WRITTEN EXERCISE. Select all lines holding the word "React" from the entries that follow.

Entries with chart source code
+===+
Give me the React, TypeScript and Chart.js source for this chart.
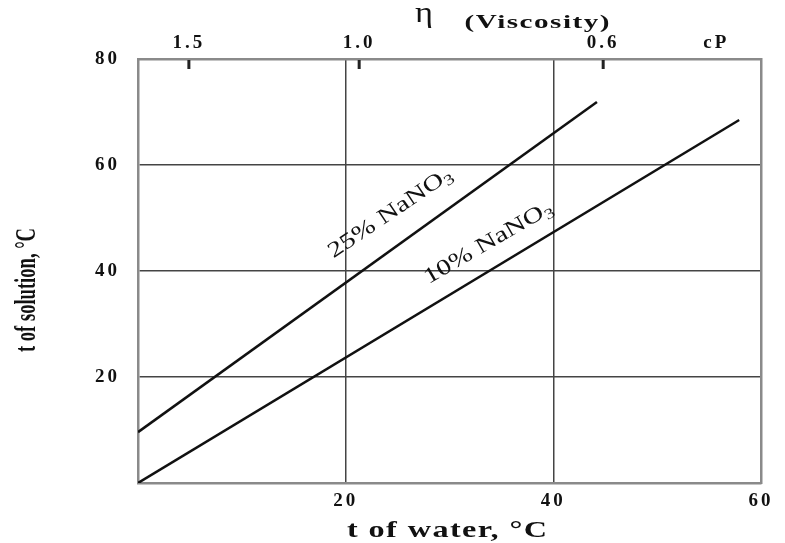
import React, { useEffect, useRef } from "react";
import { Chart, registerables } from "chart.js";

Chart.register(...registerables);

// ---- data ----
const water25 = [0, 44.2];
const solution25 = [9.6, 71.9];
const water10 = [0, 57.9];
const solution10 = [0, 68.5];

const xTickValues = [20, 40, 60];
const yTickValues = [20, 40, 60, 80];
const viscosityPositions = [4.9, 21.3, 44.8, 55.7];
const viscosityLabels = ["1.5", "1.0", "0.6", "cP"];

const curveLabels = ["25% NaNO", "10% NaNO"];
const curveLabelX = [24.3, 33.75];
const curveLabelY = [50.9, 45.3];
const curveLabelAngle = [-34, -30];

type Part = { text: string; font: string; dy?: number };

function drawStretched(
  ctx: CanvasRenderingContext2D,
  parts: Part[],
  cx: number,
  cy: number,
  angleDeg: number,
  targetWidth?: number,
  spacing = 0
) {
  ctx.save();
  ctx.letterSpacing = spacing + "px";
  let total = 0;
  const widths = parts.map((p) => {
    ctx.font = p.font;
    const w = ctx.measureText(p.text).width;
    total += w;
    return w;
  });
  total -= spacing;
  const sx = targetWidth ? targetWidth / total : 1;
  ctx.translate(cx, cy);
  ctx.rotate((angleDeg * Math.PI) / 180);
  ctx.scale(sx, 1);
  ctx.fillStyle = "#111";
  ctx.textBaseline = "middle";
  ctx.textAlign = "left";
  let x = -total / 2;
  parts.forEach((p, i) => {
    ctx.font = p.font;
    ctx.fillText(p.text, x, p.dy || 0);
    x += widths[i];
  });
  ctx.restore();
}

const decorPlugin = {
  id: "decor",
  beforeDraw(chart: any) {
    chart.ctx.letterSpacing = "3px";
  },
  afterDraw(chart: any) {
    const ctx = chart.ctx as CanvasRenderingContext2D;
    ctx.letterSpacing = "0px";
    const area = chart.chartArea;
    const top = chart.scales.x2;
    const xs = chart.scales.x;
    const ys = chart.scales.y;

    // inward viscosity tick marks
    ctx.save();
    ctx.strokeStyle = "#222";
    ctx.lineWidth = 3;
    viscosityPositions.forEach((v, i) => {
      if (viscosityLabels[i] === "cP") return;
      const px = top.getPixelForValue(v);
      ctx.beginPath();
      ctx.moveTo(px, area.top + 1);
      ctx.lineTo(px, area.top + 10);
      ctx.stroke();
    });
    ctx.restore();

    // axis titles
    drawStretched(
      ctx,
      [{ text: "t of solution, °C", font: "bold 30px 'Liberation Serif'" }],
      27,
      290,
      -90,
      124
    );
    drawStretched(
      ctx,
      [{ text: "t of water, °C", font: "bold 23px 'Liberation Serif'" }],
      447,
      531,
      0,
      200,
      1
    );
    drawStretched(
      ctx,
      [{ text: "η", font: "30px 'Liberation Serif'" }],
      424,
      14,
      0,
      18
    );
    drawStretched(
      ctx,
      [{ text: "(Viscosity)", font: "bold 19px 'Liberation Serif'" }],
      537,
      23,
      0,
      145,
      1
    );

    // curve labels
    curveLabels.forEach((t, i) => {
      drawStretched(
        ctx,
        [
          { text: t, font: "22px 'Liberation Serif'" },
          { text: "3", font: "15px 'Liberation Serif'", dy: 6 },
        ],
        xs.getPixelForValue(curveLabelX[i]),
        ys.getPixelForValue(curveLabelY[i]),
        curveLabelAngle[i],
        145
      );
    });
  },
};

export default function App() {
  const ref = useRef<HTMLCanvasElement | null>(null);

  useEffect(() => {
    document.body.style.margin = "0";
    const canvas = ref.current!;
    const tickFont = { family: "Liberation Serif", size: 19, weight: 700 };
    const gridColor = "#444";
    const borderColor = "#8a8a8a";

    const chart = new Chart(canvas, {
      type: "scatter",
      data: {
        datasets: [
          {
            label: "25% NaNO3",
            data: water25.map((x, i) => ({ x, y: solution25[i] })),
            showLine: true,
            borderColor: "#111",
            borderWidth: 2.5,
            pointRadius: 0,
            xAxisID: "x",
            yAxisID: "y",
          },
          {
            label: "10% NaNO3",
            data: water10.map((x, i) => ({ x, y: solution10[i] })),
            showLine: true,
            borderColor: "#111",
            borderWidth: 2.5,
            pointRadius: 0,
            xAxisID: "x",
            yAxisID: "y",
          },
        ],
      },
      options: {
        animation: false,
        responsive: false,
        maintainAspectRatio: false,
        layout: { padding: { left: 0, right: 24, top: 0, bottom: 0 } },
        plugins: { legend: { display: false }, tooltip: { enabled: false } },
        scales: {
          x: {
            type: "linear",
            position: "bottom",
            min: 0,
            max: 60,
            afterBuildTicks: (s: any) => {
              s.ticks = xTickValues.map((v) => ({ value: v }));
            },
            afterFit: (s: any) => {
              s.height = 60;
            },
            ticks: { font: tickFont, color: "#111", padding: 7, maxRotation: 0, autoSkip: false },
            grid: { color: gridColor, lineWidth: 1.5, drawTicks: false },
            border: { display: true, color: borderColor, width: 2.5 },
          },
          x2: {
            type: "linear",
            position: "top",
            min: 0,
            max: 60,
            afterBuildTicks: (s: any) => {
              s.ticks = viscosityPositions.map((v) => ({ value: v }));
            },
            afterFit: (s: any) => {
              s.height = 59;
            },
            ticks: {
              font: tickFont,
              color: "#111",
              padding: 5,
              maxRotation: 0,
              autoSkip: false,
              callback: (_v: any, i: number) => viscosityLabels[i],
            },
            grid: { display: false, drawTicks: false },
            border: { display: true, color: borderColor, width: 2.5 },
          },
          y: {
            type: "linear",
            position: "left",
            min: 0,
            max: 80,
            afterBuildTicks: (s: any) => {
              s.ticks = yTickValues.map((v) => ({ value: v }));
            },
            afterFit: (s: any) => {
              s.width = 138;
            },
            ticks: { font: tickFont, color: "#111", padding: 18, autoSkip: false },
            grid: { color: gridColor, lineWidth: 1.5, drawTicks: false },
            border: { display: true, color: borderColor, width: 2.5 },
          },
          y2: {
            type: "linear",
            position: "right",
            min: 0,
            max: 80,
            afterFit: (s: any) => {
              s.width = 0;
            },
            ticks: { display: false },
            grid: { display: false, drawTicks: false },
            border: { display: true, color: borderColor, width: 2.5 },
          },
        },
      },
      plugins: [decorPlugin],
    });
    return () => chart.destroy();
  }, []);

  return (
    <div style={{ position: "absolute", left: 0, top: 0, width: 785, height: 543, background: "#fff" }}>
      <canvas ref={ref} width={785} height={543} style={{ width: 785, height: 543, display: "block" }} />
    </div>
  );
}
+===+
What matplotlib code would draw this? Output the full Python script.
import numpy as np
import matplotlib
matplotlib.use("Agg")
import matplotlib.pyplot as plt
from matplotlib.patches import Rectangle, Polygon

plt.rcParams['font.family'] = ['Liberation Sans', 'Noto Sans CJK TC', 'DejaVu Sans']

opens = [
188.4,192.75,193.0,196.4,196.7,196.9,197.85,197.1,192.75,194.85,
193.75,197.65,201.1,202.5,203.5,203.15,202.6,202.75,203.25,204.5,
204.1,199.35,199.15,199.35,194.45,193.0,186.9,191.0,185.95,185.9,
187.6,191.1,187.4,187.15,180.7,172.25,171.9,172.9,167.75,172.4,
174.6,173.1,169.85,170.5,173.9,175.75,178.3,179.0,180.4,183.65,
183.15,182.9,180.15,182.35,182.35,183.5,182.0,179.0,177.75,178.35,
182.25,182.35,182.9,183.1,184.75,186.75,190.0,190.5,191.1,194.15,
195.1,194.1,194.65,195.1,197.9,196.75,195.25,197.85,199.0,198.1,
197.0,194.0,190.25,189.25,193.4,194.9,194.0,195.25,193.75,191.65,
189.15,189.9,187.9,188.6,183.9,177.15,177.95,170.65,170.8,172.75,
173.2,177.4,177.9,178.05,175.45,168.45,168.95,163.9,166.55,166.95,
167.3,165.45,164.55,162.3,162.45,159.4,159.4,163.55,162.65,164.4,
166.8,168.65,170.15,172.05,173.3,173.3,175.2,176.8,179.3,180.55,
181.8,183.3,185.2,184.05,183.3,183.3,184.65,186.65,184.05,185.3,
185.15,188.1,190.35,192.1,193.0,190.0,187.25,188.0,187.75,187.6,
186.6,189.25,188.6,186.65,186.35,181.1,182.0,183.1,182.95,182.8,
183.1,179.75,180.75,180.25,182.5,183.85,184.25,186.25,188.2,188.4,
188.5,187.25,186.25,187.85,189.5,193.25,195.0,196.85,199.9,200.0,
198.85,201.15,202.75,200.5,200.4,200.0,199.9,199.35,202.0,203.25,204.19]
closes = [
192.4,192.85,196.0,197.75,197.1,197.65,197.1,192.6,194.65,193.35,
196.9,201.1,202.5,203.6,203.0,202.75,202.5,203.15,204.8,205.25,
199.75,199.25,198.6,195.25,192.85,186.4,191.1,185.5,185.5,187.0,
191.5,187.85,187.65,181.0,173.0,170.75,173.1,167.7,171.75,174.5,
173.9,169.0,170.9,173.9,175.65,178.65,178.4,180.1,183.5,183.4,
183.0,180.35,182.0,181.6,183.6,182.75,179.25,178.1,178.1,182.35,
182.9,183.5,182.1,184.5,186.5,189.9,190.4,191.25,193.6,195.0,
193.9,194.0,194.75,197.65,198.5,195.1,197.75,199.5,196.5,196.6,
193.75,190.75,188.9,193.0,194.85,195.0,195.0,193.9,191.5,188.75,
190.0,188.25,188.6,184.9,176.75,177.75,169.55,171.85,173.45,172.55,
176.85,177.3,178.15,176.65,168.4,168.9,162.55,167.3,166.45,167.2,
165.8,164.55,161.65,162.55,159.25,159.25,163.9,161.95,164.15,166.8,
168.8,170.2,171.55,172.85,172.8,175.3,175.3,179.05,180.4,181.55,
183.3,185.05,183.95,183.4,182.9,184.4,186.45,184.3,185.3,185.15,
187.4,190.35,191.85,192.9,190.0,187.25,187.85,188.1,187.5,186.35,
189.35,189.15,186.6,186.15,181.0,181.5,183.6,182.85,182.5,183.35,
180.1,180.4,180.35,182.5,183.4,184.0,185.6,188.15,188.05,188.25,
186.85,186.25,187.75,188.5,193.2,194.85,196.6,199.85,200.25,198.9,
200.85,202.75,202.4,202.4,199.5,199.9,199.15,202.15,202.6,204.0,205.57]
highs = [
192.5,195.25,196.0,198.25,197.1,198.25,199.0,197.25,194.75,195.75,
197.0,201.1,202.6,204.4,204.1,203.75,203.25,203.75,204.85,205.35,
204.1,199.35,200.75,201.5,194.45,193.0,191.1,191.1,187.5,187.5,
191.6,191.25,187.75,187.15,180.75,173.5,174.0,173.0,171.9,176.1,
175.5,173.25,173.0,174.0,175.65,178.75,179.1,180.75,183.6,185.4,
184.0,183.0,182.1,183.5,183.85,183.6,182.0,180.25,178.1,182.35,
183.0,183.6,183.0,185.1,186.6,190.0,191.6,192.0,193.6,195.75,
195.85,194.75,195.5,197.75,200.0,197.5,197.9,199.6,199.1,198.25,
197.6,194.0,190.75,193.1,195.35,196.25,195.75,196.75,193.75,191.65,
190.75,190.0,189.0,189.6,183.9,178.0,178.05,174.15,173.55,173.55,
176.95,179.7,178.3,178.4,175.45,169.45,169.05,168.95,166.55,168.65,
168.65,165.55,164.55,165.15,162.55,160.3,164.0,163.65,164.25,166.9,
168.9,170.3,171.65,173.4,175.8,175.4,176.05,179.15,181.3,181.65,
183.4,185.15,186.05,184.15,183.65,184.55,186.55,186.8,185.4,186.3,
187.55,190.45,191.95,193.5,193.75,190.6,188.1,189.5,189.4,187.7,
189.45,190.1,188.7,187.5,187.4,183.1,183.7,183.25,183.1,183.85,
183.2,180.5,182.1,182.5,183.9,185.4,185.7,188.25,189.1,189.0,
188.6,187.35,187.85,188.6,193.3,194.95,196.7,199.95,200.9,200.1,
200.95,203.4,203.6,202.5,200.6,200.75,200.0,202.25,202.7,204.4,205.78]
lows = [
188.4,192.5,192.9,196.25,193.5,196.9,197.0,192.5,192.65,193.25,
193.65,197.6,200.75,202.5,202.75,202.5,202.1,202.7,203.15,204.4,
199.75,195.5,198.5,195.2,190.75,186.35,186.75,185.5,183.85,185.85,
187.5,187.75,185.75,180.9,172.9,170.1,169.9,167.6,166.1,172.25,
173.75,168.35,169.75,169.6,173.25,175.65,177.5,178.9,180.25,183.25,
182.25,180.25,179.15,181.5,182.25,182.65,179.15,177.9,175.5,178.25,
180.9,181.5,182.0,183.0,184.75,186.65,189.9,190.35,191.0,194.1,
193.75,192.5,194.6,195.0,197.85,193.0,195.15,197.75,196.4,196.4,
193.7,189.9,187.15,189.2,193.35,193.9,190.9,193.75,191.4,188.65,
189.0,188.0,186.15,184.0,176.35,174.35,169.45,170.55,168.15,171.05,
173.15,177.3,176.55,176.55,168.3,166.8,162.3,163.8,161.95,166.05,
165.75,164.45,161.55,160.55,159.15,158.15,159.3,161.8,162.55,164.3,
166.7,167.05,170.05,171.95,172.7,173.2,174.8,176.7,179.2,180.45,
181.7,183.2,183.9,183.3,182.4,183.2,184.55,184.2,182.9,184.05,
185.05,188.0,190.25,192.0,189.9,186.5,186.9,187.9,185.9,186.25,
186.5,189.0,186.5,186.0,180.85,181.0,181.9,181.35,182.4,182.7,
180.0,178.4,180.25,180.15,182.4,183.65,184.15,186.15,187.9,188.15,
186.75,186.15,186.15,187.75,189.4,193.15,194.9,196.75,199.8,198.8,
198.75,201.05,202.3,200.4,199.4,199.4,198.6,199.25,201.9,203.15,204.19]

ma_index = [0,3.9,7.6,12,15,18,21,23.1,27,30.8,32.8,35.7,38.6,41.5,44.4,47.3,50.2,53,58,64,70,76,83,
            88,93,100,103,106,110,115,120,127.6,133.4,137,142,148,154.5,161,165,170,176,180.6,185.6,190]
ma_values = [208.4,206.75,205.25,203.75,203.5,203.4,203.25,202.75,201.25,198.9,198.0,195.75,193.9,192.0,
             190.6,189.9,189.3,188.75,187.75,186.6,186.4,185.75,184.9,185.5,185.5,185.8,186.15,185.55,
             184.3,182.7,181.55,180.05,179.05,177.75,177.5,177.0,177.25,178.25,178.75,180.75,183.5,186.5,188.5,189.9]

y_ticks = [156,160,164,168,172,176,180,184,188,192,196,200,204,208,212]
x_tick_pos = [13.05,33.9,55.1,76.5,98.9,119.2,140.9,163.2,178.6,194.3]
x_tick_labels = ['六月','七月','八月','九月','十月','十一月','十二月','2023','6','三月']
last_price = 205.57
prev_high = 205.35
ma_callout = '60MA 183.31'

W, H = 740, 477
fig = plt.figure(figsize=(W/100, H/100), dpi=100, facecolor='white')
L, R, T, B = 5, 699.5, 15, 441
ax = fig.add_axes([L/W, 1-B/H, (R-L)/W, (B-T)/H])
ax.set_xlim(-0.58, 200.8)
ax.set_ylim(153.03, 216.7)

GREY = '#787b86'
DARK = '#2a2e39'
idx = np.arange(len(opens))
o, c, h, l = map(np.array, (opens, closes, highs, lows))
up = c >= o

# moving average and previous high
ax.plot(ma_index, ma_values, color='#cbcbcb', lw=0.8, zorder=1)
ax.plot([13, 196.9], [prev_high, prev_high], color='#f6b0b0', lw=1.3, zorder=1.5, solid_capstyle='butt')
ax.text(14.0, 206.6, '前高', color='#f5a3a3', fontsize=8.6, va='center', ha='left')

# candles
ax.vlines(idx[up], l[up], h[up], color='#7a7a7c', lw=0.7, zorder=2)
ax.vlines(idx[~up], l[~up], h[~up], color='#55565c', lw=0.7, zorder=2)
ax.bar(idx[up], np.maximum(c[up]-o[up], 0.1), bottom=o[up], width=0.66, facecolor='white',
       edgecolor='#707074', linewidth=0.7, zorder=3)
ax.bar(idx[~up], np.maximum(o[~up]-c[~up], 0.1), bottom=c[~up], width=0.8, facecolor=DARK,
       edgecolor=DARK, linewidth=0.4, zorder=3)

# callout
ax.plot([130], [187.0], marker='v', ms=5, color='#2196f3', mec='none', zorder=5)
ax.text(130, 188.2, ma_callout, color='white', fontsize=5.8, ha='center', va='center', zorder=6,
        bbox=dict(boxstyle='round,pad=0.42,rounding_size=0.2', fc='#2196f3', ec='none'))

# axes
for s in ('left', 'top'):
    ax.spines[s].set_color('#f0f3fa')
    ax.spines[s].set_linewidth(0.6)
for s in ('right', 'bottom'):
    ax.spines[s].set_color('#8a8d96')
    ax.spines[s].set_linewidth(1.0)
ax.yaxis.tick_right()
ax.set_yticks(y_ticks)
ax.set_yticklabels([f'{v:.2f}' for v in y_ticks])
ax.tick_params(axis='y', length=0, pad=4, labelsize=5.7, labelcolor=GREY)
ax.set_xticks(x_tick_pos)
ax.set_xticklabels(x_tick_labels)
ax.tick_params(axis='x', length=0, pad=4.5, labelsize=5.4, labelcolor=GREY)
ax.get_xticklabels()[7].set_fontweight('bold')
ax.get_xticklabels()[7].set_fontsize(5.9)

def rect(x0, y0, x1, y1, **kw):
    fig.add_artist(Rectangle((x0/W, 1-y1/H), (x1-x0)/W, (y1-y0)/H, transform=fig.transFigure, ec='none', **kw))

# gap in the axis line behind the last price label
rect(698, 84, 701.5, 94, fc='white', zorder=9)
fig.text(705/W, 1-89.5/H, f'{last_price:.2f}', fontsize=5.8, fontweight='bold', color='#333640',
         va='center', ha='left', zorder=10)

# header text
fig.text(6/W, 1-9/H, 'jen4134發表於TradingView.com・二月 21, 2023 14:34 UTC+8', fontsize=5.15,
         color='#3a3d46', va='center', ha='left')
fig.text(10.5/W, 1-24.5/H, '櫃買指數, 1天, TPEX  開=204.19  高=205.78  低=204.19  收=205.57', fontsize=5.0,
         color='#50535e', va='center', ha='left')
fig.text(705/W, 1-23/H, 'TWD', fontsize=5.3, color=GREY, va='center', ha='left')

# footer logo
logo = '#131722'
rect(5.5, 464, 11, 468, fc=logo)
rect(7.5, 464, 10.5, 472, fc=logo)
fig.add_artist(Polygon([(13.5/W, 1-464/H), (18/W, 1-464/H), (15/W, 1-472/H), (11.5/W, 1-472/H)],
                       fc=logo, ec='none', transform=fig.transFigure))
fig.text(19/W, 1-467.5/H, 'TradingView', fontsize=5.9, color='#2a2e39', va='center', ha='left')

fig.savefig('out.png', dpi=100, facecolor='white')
+===+
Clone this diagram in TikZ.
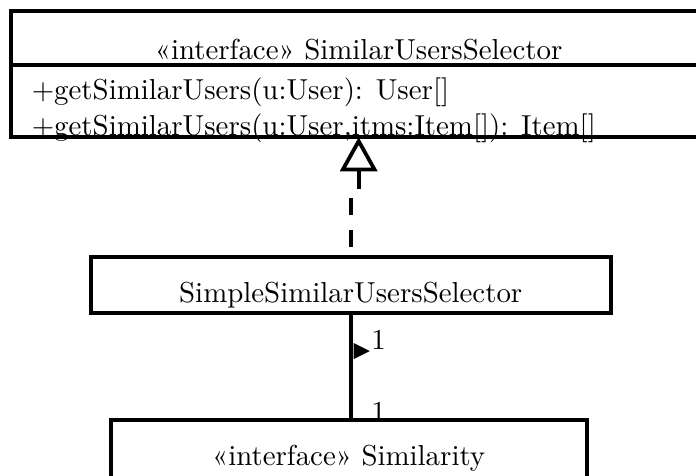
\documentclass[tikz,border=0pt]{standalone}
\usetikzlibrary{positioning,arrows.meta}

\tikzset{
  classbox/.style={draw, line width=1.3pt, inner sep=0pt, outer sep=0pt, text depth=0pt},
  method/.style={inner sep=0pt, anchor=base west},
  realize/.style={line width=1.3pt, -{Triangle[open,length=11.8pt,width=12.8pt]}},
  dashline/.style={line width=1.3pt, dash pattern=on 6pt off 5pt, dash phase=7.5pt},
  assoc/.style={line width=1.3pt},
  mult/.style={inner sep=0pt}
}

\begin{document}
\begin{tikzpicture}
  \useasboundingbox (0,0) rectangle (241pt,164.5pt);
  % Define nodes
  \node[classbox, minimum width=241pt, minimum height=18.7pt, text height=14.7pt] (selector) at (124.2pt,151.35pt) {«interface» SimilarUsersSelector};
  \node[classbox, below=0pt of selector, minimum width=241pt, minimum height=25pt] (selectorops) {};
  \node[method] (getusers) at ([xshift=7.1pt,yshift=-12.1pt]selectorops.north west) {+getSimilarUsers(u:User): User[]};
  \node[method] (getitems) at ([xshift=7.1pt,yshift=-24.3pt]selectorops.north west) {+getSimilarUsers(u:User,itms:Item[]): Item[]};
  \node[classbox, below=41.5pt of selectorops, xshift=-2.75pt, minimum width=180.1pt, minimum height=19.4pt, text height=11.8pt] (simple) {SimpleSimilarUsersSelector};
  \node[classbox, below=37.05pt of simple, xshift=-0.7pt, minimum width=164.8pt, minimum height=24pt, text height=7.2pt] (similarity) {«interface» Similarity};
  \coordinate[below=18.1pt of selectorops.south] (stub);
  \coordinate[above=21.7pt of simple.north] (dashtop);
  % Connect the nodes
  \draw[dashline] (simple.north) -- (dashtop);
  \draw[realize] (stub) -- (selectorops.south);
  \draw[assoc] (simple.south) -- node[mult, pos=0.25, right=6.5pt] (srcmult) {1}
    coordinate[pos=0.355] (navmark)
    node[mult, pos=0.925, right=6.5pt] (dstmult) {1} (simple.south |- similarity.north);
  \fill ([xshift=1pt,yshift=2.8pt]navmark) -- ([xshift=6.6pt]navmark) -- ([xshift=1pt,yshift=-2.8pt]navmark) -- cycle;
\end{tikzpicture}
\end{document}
+===+
ANSWER IN FULL.
Give me the React, TypeScript and Chart.js source for this chart.
import React, { useEffect, useRef } from "react";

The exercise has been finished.